Well, the first two games of the playoffs were close. Twice, the Blackhawks had a 3-2 lead over the St. Louis Blues. Twice, they gave up the tying goal late in regulation and lost in overtime. They lost Game 1 in triple overtime. They gave up the tying goal in Game 2 with only 6.4 seconds left in the third. Quenneville called that one “brutal.” The Blackhawks bounced back then, and they’ll be fine now. They can say they gave this one away.

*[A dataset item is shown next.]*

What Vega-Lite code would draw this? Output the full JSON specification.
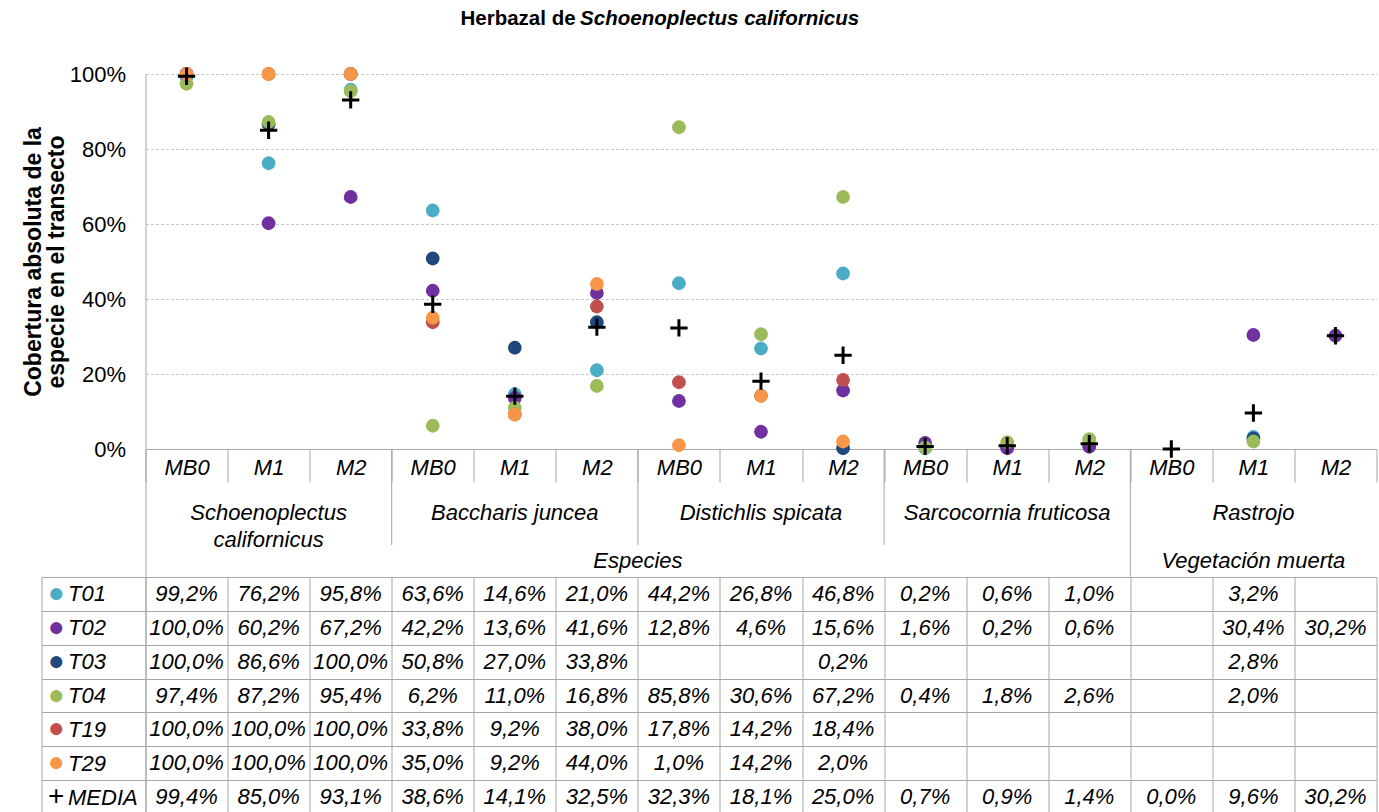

This loss didn’t matter as much to the Blackhawks as this victory did to the Kings. Though the Kings rallied after losing three straight in each of the first two rounds, beating both the San Jose Sharks and Anaheim Ducks in seven games, it might have been too much to ask to go back to L.A. in a 2-0 hole. It might have been too much to ask to win four out of the next five against a team to which they would have lost 11 of their last 13.
“We were just trying to stay positive,” Doughty said. “We were happy about that goal late in the second period. That was a big goal for our club. We came in and we believed we were going to win this game. We just continually said, ‘This is our game for the taking now.’ They outplayed us in the first two periods. We hadn’t shown our best hockey yet. We were determined to come out and dominate that third period, and I think we did a good job.”
A five-goal third? Yeah, pretty good.
“We just don’t give up,” Doughty said. “We have a lot of heart. We have a lot of will. As a team, we have such great chemistry on and off the ice that when we get put in those positions, we believe in every single one of each other. We believe we can come back. We believe we can win the game.”
Now, more than before, they believe they can win the series.